China sees bounce back in western export demand
China’s seafood exporters are hopeful that strong growth has returned to the Western export markets, after strong data was published for January by a bellwether seafood processing and production region. The southeasterly province of Shandong in January shipped 236,000 metric tons (MT) of seafood worth USD 760 million (EUR 555.7 million) — an increase of 6.2 percent and 12.3 percent respectively.
The strongest growth however was recorded for shipments to the EU and U.S., with 18,000 MT worth USD 81.4 million (EUR 59.5 million) shipped to the latter according to data provided by the provincial Ocean & Fisheries Bureau. That’s a year-on-year growth of 52.7 percent and 32 percent, respectively. The EU meanwhile bought 35,000 MT worth USD 120 million (EUR 87.8 million), up 49.7 percent and 39.2 percent, respectively.
Other key markets performed well, but not as strongly as the two key western blocs. Japan bought 39,000 MT of Shandong seafood in January, paying USD 210 million (EUR 153.6 million), up 10.7 percent and 4.6 percent respectively year-on-year. Korea accounted for 13,000 MT (USD 46.6 million, EUR 34 million), a rise of 17.3 percent and 16.9 percent, respectively, year-on-year.
China’s state-run media has made much this month of a recovery in western markets as a driver of demand for China’s overall exports. But a worrying note of caution for the seafood sector was sounded by a leading trade official who warned the sector needs to improve quality in order to combat rising competition from Southeast Asia producers in particular.
China has to improve “oversight mechanisms and testing” of seafood production and clamp down on residues in seafood products, according to Xiao Wei, head of research at the China International Trade Research Centre in Beijing.

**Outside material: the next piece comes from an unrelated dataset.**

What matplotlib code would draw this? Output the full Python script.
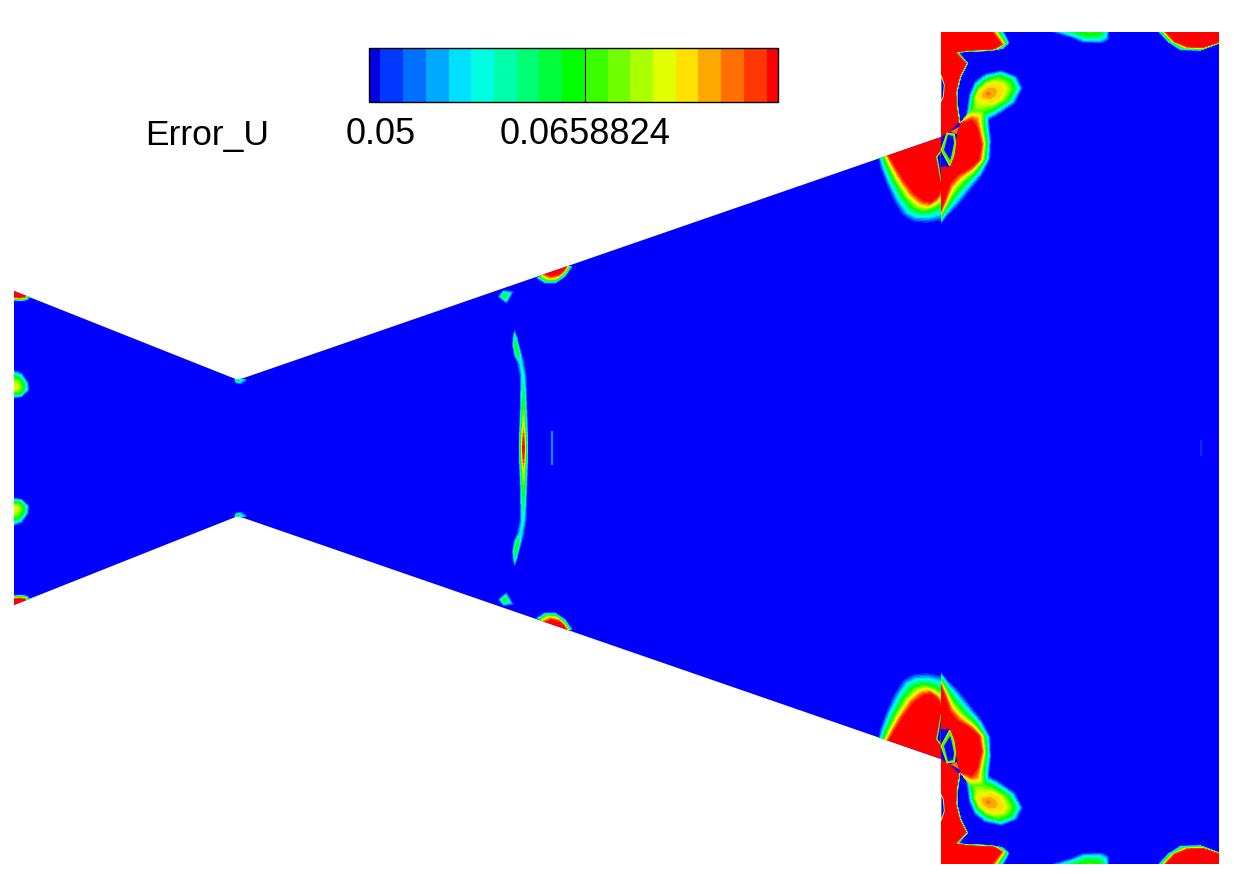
import numpy as np
import matplotlib
matplotlib.use("Agg")
import matplotlib.pyplot as plt
from matplotlib.colors import LinearSegmentedColormap

plt.rcParams['font.family'] = ['Liberation Sans', 'DejaVu Sans']

# contour levels of the colour key
level_low = 0.05
level_high = 0.08
n_levels = 18
tick_values = [0.05, 0.0658824]
tick_labels = ['0.05', '0.0658824']
key_name = 'Error_U'
anchor_colors = ['#0000ff', '#00ffff', '#00ff00', '#ffff00', '#ff0000']
key_under_color = '#0000e0'

mirror_sum = 896
nozzle_x = [14, 238, 941, 941, 1219, 1219, 941, 941, 238, 14]
nozzle_y = [291, 380, 137, 32, 32, 864, 864, 759, 516, 605]

# contour rings: outer edge of the blue, then inner rings
blob_outer = [(988.3, 120), (1000, 113.3), (1015, 102.7), (1022.3, 88.3), (1016.7, 76.7), (1001.7, 70.7),
              (985, 74), (975, 81.7), (969.3, 95), (967.3, 110), (965, 119), (975, 128), (988.3, 120)]
blob_mid = [(981.7, 115), (993.3, 109.3), (1008.3, 100), (1015, 88.3), (1010, 80), (1000, 76),
            (988.3, 79.3), (978.3, 86.7), (973.3, 97.3), (971.7, 109.3), (969.3, 116.7), (975, 120), (981.7, 115)]
blob_yellow = [(985, 101.7), (991.7, 103.3), (1000, 99.3), (1005.7, 90), (1001.7, 84), (993.3, 82.7),
               (985, 85.7), (979.3, 91.7), (977.3, 96), (978.3, 100), (980.7, 101.7), (983.3, 101.7), (985, 101.7)]
blob_core = [(988, 94)] * 13
blob_values = [0.05, 0.064, 0.0725, 0.077]

right_outer = [(941, 223.3), (947.3, 215), (956.7, 206.7), (970, 190), (981.7, 175), (990, 158.3),
               (990.7, 140), (989, 123), (983, 110), (971, 110), (964, 119.3)]
right_inner = [(941, 210), (945, 200), (950.7, 183.3), (958.3, 175), (970, 168.3), (979.3, 160),
               (981.7, 145), (978.3, 130), (975, 123), (971.7, 120), (960, 123.7)]
right_outer_values = [0.05, 0.05, 0.05, 0.05, 0.05, 0.05, 0.05, 0.05, 0.066, 0.066, 0.05]
right_inner_values = [0.08] * 11
right_red_extra = [(955, 143.3), (950, 166.7), (941, 166.7)]

left_outer = [(878.3, 156.7), (880.7, 166.7), (886.7, 183.3), (895, 201.7), (903.3, 215), (913.3, 221),
              (926.7, 222.3), (941, 220)]
left_inner = [(888.3, 155), (895, 166.7), (903.3, 180), (913.3, 193.3), (923.3, 201), (931.7, 202.3),
              (938.3, 196.7), (941, 190)]
left_red_extra = [(941, 137), (885, 150)]

column_outer = [(1003.3, 31), (1009.3, 42.7), (1003.3, 48.3), (991.7, 50.7), (971.7, 51.7), (958.3, 52.3),
                (967.7, 63.3), (961, 76.7), (957.3, 91.7), (958, 106.7), (960.3, 122.7)]
column_inner = [(991.7, 31), (1001.7, 44.3), (993.3, 49), (981.7, 49.7), (970, 50), (955, 52.3),
                (966, 63.3), (959.3, 76.7), (955.7, 91.7), (956.3, 106.7), (958.7, 122.7)]
column_red_extra = [(950, 131.7), (941, 137), (941, 31)]

corner_outer = [(1158, 31), (1168, 42), (1180, 50), (1200, 50.7), (1220, 43)]
corner_inner = [(1165, 31), (1175, 41.7), (1188, 46.7), (1203, 47.3), (1220, 41.7)]
corner_red_extra = [(1220, 31)]

top_outer = [(1050, 31), (1060, 34), (1073, 38), (1083, 42.7), (1102, 43), (1108, 40), (1109, 31)]
top_mid = [(1062, 31), (1068, 33), (1077, 36), (1085, 39), (1099, 39), (1105, 36), (1106, 31)]
top_core = [(1078, 31), (1080, 32), (1083, 34), (1088, 36), (1095, 35), (1100, 33), (1102, 31)]
top_peak = [(1090, 31)] * 7
top_values = [0.05, 0.058, 0.0645, 0.0665]

inlet_corner_outer = [(13, 300.5), (22, 301), (27, 300), (31, 296)]
inlet_corner_inner = [(13, 297), (20, 297.5), (24, 297), (27, 294.5)]
inlet_corner_extra = [(27, 290), (13, 285)]

inlet_outer = [(13, 370), (21.7, 373.3), (28.3, 383.3), (29, 390), (21.7, 396.7), (13, 398.3)]
inlet_mid = [(13, 376), (19, 378), (24, 384), (24, 389), (19, 394), (13, 394)]
inlet_core = [(13, 383), (16, 384), (18, 386), (18, 388), (16, 390), (13, 390)]
inlet_peak = [(13, 386.5)] * 6
inlet_values = [0.05, 0.064, 0.071, 0.073]

throat_outer = [(233, 376), (236, 383), (241, 384), (247, 380), (240, 378), (233, 376)]
throat_core = [(237, 380)] * 6
throat_values = [0.05, 0.064]

diamond_outer = [(503.3, 290), (513.3, 291.7), (506.7, 303.3), (498.3, 296.7), (503.3, 290)]
diamond_core = [(504.5, 296)] * 5
diamond_values = [0.05, 0.066]

wall_outer = [(536.7, 278), (545, 283.3), (555, 283.3), (565, 276.7), (571.7, 266.7)]
wall_mid = [(541, 276.5), (548, 280), (556, 279.5), (564, 273), (569, 266)]
wall_inner = [(545, 273.9), (551.7, 276.5), (560, 274), (564, 270), (566, 267)]
wall_values = [0.05, 0.068, 0.08]
wall_red_extra = [(566, 258), (545, 265)]

# shock, columns left edge / centre / right edge, from the tip to the centreline
shock_y = [330, 337, 345, 355, 362, 375, 390, 410, 425, 435, 448]
shock_left = [514, 513, 512.5, 514, 517, 520, 520, 520, 519.5, 519, 519]
shock_mid = [514.5, 515, 515.5, 518, 520.5, 523, 523.5, 523.5, 523.5, 523.5, 523.5]
shock_right = [515, 517, 519, 522, 524, 526, 526.5, 527, 527.5, 528, 528]
shock_core = [0.05, 0.06, 0.066, 0.064, 0.057, 0.058, 0.062, 0.068, 0.073, 0.079, 0.085]

# small pieces with one value
lens_edge = [(941, 150), (949.7, 166), (954, 155), (955.5, 143), (954.5, 134), (947, 133)]
lens_blue = [(944, 150), (948, 135), (953, 136), (954, 143), (951.5, 155), (950, 160)]
sliver_edge = [(940.5, 150.7), (936, 156.7), (937.7, 165), (941, 183.3)]
sliver_blue = [(940.5, 153), (937.5, 157), (939, 165), (941, 178)]
wall_lens = [(941, 75), (944.3, 85), (943.3, 96.7), (941, 101.7)]
orange_piece = [(950, 131.7), (959.3, 126.7), (956.7, 134)]
trace_a_x, trace_a_y = [551.7, 551.7], [431, 448]
trace_b_x, trace_b_y = [1201, 1201], [440, 448]

levels = np.linspace(level_low, level_high, n_levels)
cmap = LinearSegmentedColormap.from_list('rainbow5', anchor_colors)
band_colors = [cmap(i / 18) for i in range(19)]
field_blue = band_colors[0]
band_colors[0] = key_under_color


def color_of(value):
    return band_colors[int(np.clip(np.searchsorted(levels, value), 0, 18))]


def draw_strip(ax, domain, rings, values):
    pts = np.array(rings, dtype=float)
    X = pts[:, :, 0]
    Y = pts[:, :, 1]
    Z = np.array(values, dtype=float)
    if Z.ndim == 1:
        Z = np.outer(Z, np.ones(X.shape[1]))
    out = []
    for yy in (Y, mirror_sum - Y):
        cs = ax.contourf(X, yy, Z, levels=levels, colors=band_colors, extend='both')
        cs.set_clip_path(domain)
        out.append(cs)
    return out[0]


def draw_piece(ax, domain, piece, color, edge=None):
    pts = np.array(piece, dtype=float)
    for yy in (pts[:, 1], mirror_sum - pts[:, 1]):
        if edge is None:
            p, = ax.fill(pts[:, 0], yy, color=color, lw=0)
        else:
            p, = ax.fill(pts[:, 0], yy, facecolor=color, edgecolor=edge, lw=0.7)
        p.set_clip_path(domain)


fig = plt.figure(figsize=(12.34, 8.74), dpi=100)
ax = fig.add_axes([0, 0, 1, 1])
ax.set_xlim(0, 1234)
ax.set_ylim(874, 0)
ax.axis('off')

domain, = ax.fill(nozzle_x, nozzle_y, color=field_blue, lw=0)
red = band_colors[18]
pale = '#b8f060'

draw_strip(ax, domain, [blob_outer, blob_mid, blob_yellow, blob_core], blob_values)
cs = draw_strip(ax, domain, [right_outer, right_inner], [right_outer_values, right_inner_values])
draw_strip(ax, domain, [left_outer, left_inner], [0.05, 0.08])
draw_strip(ax, domain, [column_outer, column_inner], [0.05, 0.08])
draw_strip(ax, domain, [corner_outer, corner_inner], [0.05, 0.08])
draw_strip(ax, domain, [top_outer, top_mid, top_core, top_peak], top_values)
draw_strip(ax, domain, [inlet_corner_outer, inlet_corner_inner], [0.05, 0.08])
draw_strip(ax, domain, [inlet_outer, inlet_mid, inlet_core, inlet_peak], inlet_values)
draw_strip(ax, domain, [throat_outer, throat_core], throat_values)
draw_strip(ax, domain, [diamond_outer, diamond_core], diamond_values)
draw_strip(ax, domain, [wall_outer, wall_mid, wall_inner], wall_values)

draw_piece(ax, domain, right_inner + right_red_extra, red)
draw_piece(ax, domain, left_inner + left_red_extra, red)
draw_piece(ax, domain, column_inner + column_red_extra, red)
draw_piece(ax, domain, corner_inner + corner_red_extra, red)
draw_piece(ax, domain, inlet_corner_inner + inlet_corner_extra, red)
draw_piece(ax, domain, wall_inner + wall_red_extra, red)

draw_piece(ax, domain, orange_piece, color_of(0.077))
draw_piece(ax, domain, lens_edge, color_of(0.066), edge='#d0f000')
draw_piece(ax, domain, lens_blue, field_blue)
draw_piece(ax, domain, sliver_edge, color_of(0.068))
draw_piece(ax, domain, sliver_blue, field_blue)
draw_piece(ax, domain, wall_lens, field_blue, edge=pale)

# shock, drawn from the centreline table
sy = np.array(shock_y, dtype=float)
sX = np.array([shock_left, shock_mid, shock_right], dtype=float).T
sZ = np.column_stack([np.full(len(sy), 0.05), shock_core, np.full(len(sy), 0.05)])
sY = np.column_stack([sy, sy, sy])
for yy in (sY, mirror_sum - sY):
    shock = ax.contourf(sX, yy, sZ, levels=levels, colors=band_colors, extend='both')
    shock.set_clip_path(domain)

for yy in (np.array(trace_a_y), mirror_sum - np.array(trace_a_y)):
    ax.plot(trace_a_x, yy, color=color_of(0.0545), lw=1.3, solid_capstyle='butt')
for yy in (np.array(trace_b_y), mirror_sum - np.array(trace_b_y)):
    ax.plot(trace_b_x, yy, color=color_of(0.0515), lw=1.2, solid_capstyle='butt')

# colour key
cax = fig.add_axes([369 / 1234, 1 - 102 / 874, 409 / 1234, 54 / 874])
cbar = fig.colorbar(cs, cax=cax, orientation='horizontal', extend='both', extendrect=True,
                    extendfrac=0.0294, spacing='proportional')
cbar.set_ticks(tick_values, labels=tick_labels)
cbar.ax.minorticks_off()
cbar.ax.tick_params(length=0, labelsize=26, pad=11, colors='black')
cbar.ax.axvline(tick_values[1], color='black', lw=0.8)
cbar.outline.set_edgecolor('black')
cbar.outline.set_linewidth(1)
ax.text(145, 135, key_name, fontsize=25.5, ha='left', va='center', color='black')

fig.savefig('out.png', dpi=100)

He warns that western markets will increasingly use quality concerns “as a reason to block” Chinese imports. But he also warns that the increasing similarity in composition of exports from China and Southeast Asia peers like Thailand and Vietnam means China has to raise standards to compete.
Data published by food safety and inspection authorities in some of China’s leading seafood producing regions suggests all is well. The provincial authorities in both Shandong and Zhejiang provinces have claimed a 100 percent and a 99.4 percent pass rate respectively in the latest publication of seafood product testing results.
Praising the safety of his province’s seafood products, Shuyang Yue, deputy director of Zhejiang’s Ocean & Fisheries Bureau said while the province had problems with “serious” water pollution it had also changed and prolonged the “production cycles of aquaculture” in order to reduce the average monthly amount of excrement produced by the aquaculture sector.
Illustrative perhaps of the gap between official pronouncements and reality — and the challenges facing food safety enforcers in China — is a recent court case in the huge southwesterly city of Chengdu where a seafood wholesaler was jailed for eight months for using banned chemicals to fresh his produce. Dai Ting Fu used hydrogen peroxide and sodium peroxide since 2006 to freshen the smell and appearance of squid and other products sold to local restaurants in the district of Qionglai. Dai told the court he was introduced to the chemicals by a seafood supplier, according to a report of the case published in the Chengdu Business Daily.